The Most Scandalous President


It is in his private life that Warren Harding fully lives up—or down—to his deeply tarnished reputation. Harding’s death was followed by rumors that his wife had poisoned him because of his adulteries. He had long carried on a love affair with Nan Britton, who was thirty-one years his junior and, as she wrote in her shocking 1927 book, The President’s Daughter, the mother of his child. One of Harding’s aides, Walter Ferguson, remembered the time he escorted Nan Britton to the White House and stood guard in front of Harding’s office, deflecting Florence’s attempts to gain entry. “She stood and glared at me like she couldn’t believe it. Finally she spun around and returned to the White House. . . . As soon as I thought it was safe, I went to the car and took the girl to a hotel.” Many years later, recalling this event provided Alice Roosevelt Longworth with much wicked amusement: “I don’t think the Duchess [Florence Harding’s nickname] ever found him in the moment,” she said, “but that summer afternoon in his office, I understand—it was really rather a close call. Stumbling in closets among galoshes, she pounding on the door, the girlie with panties over her head. That sort of thing. My God, we’ve got a President who doesn’t know beds were invented, and he was elected on a slogan of ‘Back to Normalcy.’” Nan Britton represented his most famously scandalous attachment in a long history of womanizing (and the only one the First Lady didn’t know about). One of Harding’s letters to another mistress, Carrie Phillips, contains evidence that just three years into his marriage he fathered another child; another letter shows that he paid for a woman’s abortion. An agent of the Bureau of Investigation, Gaston Means, later claimed that Harding had actually been present at the death of a prostitute. As Means told the story, this happened at a private party when a table was being uproariously cleared of bottles and glasses to provide a stage for dancing girls. A few of the celebrants, impatient for the performance to start, began throwing glasses and then bottles. One of them hit a girl, and she fell unconscious, to die later in the hospital. Rumors swirled about the event for years; some witnesses even claimed the President himself had thrown the missile that killed the girl.

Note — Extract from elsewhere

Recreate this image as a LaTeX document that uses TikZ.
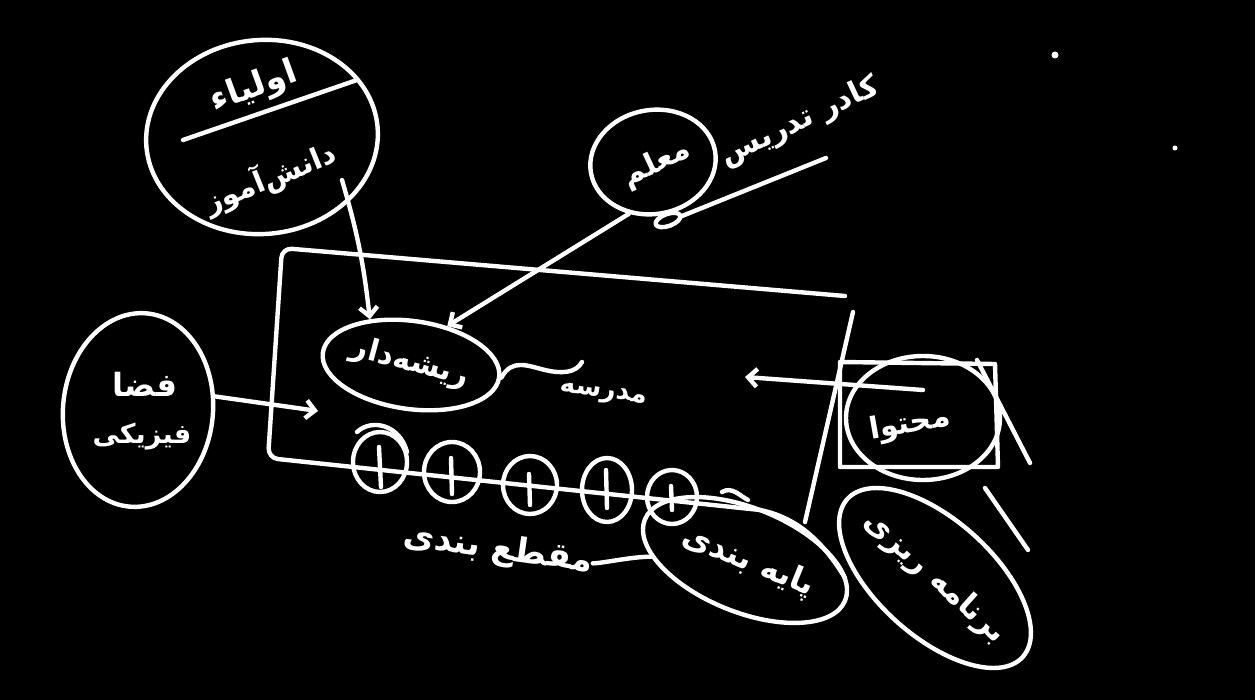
\documentclass[tikz,border=0pt]{standalone}
\usepackage{fontspec}
\newfontfamily\arabicfont[Script=Arabic]{DejaVu Sans Bold}
\TeXXeTstate=1
\usetikzlibrary{shapes.geometric,arrows.meta}
\newcommand{\rtltxt}[1]{\beginR #1\endR}
\newcommand{\fsz}[1]{\arabicfont\fontsize{#1}{#1}\selectfont}
\begin{document}
\begin{tikzpicture}[x=1pt,y=-1pt, line cap=round, line join=round,
 ink/.style={draw=white, line width=4.4pt},
 blob/.style={ink, ellipse, inner sep=0pt},
 lbl/.style={text=white, font=\fsz{34}, inner sep=0pt},
 arr/.style={ink, -{Straight Barb[length=9pt,width=18pt,line width=4.4pt]}}
]
\fill[black] (0,0) rectangle (1255,700);
\useasboundingbox (0,0) rectangle (1255,700);

% parents / students
\node[blob, minimum width=232pt, minimum height=194pt, rotate=5] (parents) at (262,137) {};
\node[lbl, font=\fsz{34}, rotate=20] (parentsT) at (254,88) {\rtltxt{اولیاء}};
\node[lbl, font=\fsz{29}, rotate=22] (studentT) at (270,178) {\rtltxt{دانش‌آموز}};
\draw[ink] (183,140) -- (357,80);
\coordinate (pS) at (342,180);

% teacher
\node[blob, minimum width=126pt, minimum height=104pt, rotate=10] (teacher) at (653,162) {};
\node[lbl, font=\fsz{30}, rotate=25] (teacherT) at (657,164) {\rtltxt{معلم}};
\node[lbl, font=\fsz{30}, rotate=25] (staff) at (800,122) {\rtltxt{کادر تدریس}};
\draw[ink] (826,158) -- (682,216);
\draw[ink, rotate around={20:(668,220)}] (668,220) ellipse (13pt and 6pt);

% school box
\draw[ink, rounded corners=10pt] (845,296) -- (282,248) -- (268,458) -- (760,510);
\draw[ink] (760,510) .. controls (800,518) and (825,545) .. (845,578);
\draw[ink] (853,312) -- (805,522);

% rooted oval
\node[blob, minimum width=178pt, minimum height=88pt, rotate=-8] (rooted) at (411,365) {};
\node[lbl, font=\fsz{30}, rotate=-15] (rootedT) at (410,363) {\rtltxt{ریشه‌دار}};
\node[lbl, font=\fsz{26}, rotate=-8] (school) at (603,395) {\rtltxt{مدرسه}};
\coordinate (waveEnd) at (582,362);
\draw[ink] (rooted.east) .. controls (512,358) and (528,366) .. (545,370) .. controls (562,374) and (576,373) .. (waveEnd);

\draw[arr] (pS) to[bend left=5] (rooted.140);
\draw[arr] (teacher.235) -- (rooted.55);

% beads
\node[blob, minimum width=54pt, minimum height=60pt] (b1) at (380,462) {};
\node[blob, minimum width=56pt, minimum height=60pt] (b2) at (452,472) {};
\node[blob, minimum width=54pt, minimum height=58pt] (b3) at (530,485) {};
\node[blob, minimum width=50pt, minimum height=64pt] (b4) at (607,490) {};
\node[blob, minimum width=50pt, minimum height=54pt] (b5) at (672,497) {};
\draw[ink] (379,447) -- (381,487);
\draw[ink] (357,432) .. controls (372,418) and (400,425) .. (407,452);
\draw[ink] (451,458) -- (452,494);
\draw[ink] (529,474) -- (530,505);
\draw[ink] (606,470) -- (607,508);
\draw[ink] (671,486) -- (672,510);
\draw[ink] (722,492) .. controls (732,486) and (740,496) .. (748,500);

% physical space
\node[blob, minimum width=150pt, minimum height=194pt, rotate=-5] (space) at (138,410) {};
\node[lbl, font=\fsz{32}] (spaceT1) at (145,384) {\rtltxt{فضا}};
\node[lbl, font=\fsz{27}] (spaceT2) at (142,437) {\rtltxt{فیزیکی}};
\coordinate (spaceEnd) at (318,411);
\draw[arr] (space.15) -- (spaceEnd);

% content
\draw[ink] (840,362) -- (995,364) -- (998,467) -- (840,467) -- cycle;
\draw[ink] (977,360) -- (1030,463);
\node[blob, minimum width=154pt, minimum height=124pt] (content) at (923,418) {};
\node[lbl, font=\fsz{30}, rotate=10] (contentT) at (910,425) {\rtltxt{محتوا}};
\coordinate (cS) at (923,390);
\coordinate (cE) at (745,377);
\draw[arr] (cS) -- (cE);

% levels
\node[lbl, font=\fsz{34}, rotate=-8] (levels) at (498,550) {\rtltxt{مقطع بندی}};
\node[blob, minimum width=216pt, minimum height=104pt, rotate=-22] (grade) at (745,560) {};
\node[lbl, font=\fsz{32}, rotate=-22] (gradeT) at (748,562) {\rtltxt{پایه بندی}};
\draw[ink] (levels.east) .. controls ([xshift=10pt]levels.east) and ([xshift=-20pt]grade.200) .. (grade.200);

% planning
\node[blob, minimum width=236pt, minimum height=116pt, rotate=-42] (plan) at (935,578) {};
\node[lbl, font=\fsz{31}, rotate=-42] (planT) at (935,578) {\rtltxt{برنامه ریزی}};
\draw[ink] (985,488) -- (1028,550);

% dots
\fill[white] (1055,55) circle (3.5pt);
\fill[white] (1175,148) circle (2.5pt);
\end{tikzpicture}
\end{document}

Carrie Phillips, the love of Harding’s life for fifteen years and Florence’s former best friend, blackmailed him. During the 1920 campaign Republican supporters collected twenty thousand dollars to pay her off and send her out of the country until after the election. When news of this came out, in a privately printed book, the administration sent Bureau of Investigation agents to seize the plates and printing press and destroy copies—the only known case of government suppression of a book in peacetime. Daugherty’s friend Jess Smith kept a secret bank account that apparently served as a blackmail fund to buy the silence of still other Harding mistresses. Daugherty was forced to drop a Justice Department case against the former Attorney General Mitchell Palmer because the man knew of one such payoff and might speak out.

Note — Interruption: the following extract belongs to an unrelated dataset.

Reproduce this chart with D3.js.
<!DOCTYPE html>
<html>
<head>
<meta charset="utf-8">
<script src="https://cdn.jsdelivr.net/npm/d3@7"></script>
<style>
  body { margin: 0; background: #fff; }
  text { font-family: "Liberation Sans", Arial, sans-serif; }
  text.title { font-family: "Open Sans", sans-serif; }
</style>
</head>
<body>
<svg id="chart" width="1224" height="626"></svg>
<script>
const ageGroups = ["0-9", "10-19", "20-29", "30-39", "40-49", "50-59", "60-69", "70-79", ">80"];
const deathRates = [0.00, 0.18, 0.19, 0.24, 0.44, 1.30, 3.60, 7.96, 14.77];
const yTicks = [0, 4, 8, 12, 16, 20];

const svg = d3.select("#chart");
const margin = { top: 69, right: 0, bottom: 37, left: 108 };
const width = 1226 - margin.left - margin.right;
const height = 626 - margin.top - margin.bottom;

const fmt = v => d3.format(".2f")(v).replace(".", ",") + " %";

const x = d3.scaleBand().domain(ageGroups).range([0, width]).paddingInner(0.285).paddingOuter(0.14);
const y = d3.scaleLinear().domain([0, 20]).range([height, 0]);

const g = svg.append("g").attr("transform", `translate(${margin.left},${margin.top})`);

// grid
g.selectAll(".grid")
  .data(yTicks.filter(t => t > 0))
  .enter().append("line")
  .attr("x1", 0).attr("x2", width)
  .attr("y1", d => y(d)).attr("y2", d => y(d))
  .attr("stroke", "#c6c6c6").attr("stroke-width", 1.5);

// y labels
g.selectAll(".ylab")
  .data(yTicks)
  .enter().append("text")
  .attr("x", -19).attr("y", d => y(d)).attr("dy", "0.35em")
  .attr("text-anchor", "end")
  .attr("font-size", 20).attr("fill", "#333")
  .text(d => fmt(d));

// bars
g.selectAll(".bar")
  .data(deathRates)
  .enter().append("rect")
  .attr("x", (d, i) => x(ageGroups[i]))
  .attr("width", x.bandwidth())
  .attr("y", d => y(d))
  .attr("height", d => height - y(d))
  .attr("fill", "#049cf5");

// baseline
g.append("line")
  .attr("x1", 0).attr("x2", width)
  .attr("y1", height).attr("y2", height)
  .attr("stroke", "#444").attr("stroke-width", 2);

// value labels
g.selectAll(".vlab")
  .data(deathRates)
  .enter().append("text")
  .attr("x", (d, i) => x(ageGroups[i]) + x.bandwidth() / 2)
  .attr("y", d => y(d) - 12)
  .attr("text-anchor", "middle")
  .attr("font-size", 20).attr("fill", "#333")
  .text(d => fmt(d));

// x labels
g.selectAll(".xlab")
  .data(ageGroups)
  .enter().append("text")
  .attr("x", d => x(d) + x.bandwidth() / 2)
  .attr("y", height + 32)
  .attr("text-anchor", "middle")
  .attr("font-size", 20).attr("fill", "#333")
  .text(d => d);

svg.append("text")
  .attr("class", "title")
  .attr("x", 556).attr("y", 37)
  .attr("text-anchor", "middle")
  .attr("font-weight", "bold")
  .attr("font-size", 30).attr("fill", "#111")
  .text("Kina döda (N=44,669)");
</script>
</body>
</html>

Is all of this enough to make us judge Harding as dismal a failure as history has? Is his record of accomplishment in twenty-nine months really worse than that of his successor, Calvin Coolidge? Coolidge, after all, dropped Harding’s plan for a biracial commission, even as the Klan was gaining strength. When we look at his official record, Harding seems at least as competent as Millard Fillmore, Andrew Johnson, Ulysses S. Grant, Franklin Pierce, James Buchanan, John Tyler, Martin Van Buren, and William and Benjamin Harrison, all of whom historians rank above him.

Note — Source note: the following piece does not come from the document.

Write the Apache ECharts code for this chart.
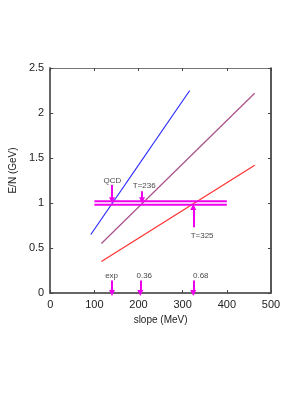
<!DOCTYPE html>
<html><head><meta charset="utf-8">
<script src="https://cdn.jsdelivr.net/npm/echarts@6/dist/echarts.min.js"></script>
<style>html,body{margin:0;padding:0;background:#fff}#c{width:286px;height:409px}</style>
</head><body><div id="c"></div>
<script>
// lines: [slope MeV, E/N GeV]
const blueLine = [[92, 0.65], [316, 2.25]];
const purpleLine = [[116, 0.55], [463, 2.22]];
const redLine = [[116, 0.35], [463, 1.42]];
const bandHigh = [[100, 1.02], [400, 1.02]];
const bandLow = [[100, 0.98], [400, 0.98]];
// arrows
const arrowX = [140, 208, 324, 140, 204, 324];
const arrowFrom = [1.20, 1.13, 0.73, 0.14, 0.14, 0.14];
const arrowTo = [1.03, 1.03, 0.955, 0.0, 0.0, 0.0];
// arrow labels
const labelText = ['QCD', 'T=236', 'T=325', 'exp', '0.36', '0.68'];
const labelX = [141, 213, 344, 139, 213, 341];
const labelY = [1.246, 1.187, 0.636, 0.186, 0.186, 0.186];
// axes
const xTicks = [0, 100, 200, 300, 400, 500];
const yTicks = [0, 0.5, 1, 1.5, 2, 2.5];

const font = 'Liberation Sans, Arial, Helvetica, sans-serif';
const chart = echarts.init(document.getElementById('c'), null, {renderer: 'canvas'});
const mag = '#ee00ee';
chart.setOption({
  animation: false,
  backgroundColor: '#fff',
  grid: {left: 46, right: 15, top: 68, bottom: 116},
  xAxis: [{
    type: 'value', position: 'bottom', min: xTicks[0], max: xTicks[xTicks.length-1], interval: 100,
    name: 'slope (MeV)', nameLocation: 'middle', nameGap: 20,
    nameTextStyle: {fontFamily: font, fontSize: 10, color: '#222'},
    axisLine: {show: true, onZero: false, lineStyle: {color: '#666', width: 2}},
    axisTick: {show: true, inside: true, length: 3, lineStyle: {color: '#444'}},
    axisLabel: {fontFamily: font, fontSize: 11, color: '#222', margin: 6},
    splitLine: {show: false}
  }, {
    type: 'value', position: 'top', min: xTicks[0], max: xTicks[xTicks.length-1], interval: 100,
    axisLine: {show: true, onZero: false, lineStyle: {color: '#777', width: 1}},
    axisTick: {show: true, inside: true, length: 3, lineStyle: {color: '#444'}},
    axisLabel: {show: false}, splitLine: {show: false}
  }],
  yAxis: [{
    type: 'value', position: 'left', min: yTicks[0], max: yTicks[yTicks.length-1], interval: 0.5,
    name: 'E/N (GeV)', nameLocation: 'middle', nameGap: 30, nameRotate: 90,
    nameTextStyle: {fontFamily: font, fontSize: 10, color: '#222', padding: [0, 0, 0, 20]},
    axisLine: {show: true, onZero: false, lineStyle: {color: '#666', width: 2}},
    axisTick: {show: true, inside: true, length: 3, lineStyle: {color: '#444'}},
    axisLabel: {fontFamily: font, fontSize: 11, color: '#222', margin: 6},
    splitLine: {show: false}
  }, {
    type: 'value', position: 'right', min: yTicks[0], max: yTicks[yTicks.length-1], interval: 0.5,
    axisLine: {show: true, onZero: false, lineStyle: {color: '#222', width: 1.5}},
    axisTick: {show: true, inside: true, length: 3, lineStyle: {color: '#444'}},
    axisLabel: {show: false}, splitLine: {show: false}
  }],
  series: [
    {type: 'line', data: blueLine, symbol: 'none', lineStyle: {color: '#2a2aff', width: 1.2}},
    {type: 'line', data: purpleLine, symbol: 'none', lineStyle: {color: '#a8508a', width: 1.2}},
    {type: 'line', data: redLine, symbol: 'none', lineStyle: {color: '#ff3030', width: 1.2}},
    {type: 'line', data: bandHigh, symbol: 'none', lineStyle: {color: mag, width: 2}},
    {type: 'line', data: bandLow, symbol: 'none', lineStyle: {color: mag, width: 2},
      markLine: {
        silent: true, animation: false,
        symbol: ['none', 'triangle'], symbolSize: [6, 6],
        label: {show: false},
        lineStyle: {color: mag, width: 2, type: 'solid'},
        data: arrowX.map((x, i) => [{coord: [x, arrowFrom[i]]}, {coord: [x, arrowTo[i]]}])
      }},
    {type: 'scatter', symbolSize: 0, silent: true,
      data: labelText.map((t, i) => [labelX[i], labelY[i], t]),
      label: {show: true, position: 'inside', formatter: p => p.value[2],
        fontFamily: font, fontSize: 8, color: '#111', align: 'center', verticalAlign: 'middle'}}
  ]
});
</script></body></html>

On his fatal Western tour, during which he was hailed by the public and the national press with nearly universal praise, Harding seemed close to achieving one ambition. “I cannot hope to be one of the great Presidents,” he said, “but perhaps I may be remembered as one of the best loved.”

In the end his popularity proved ephemeral. Still, Warren Harding doesn’t deserve to be rated America’s worst President—even if he was our most scandalous.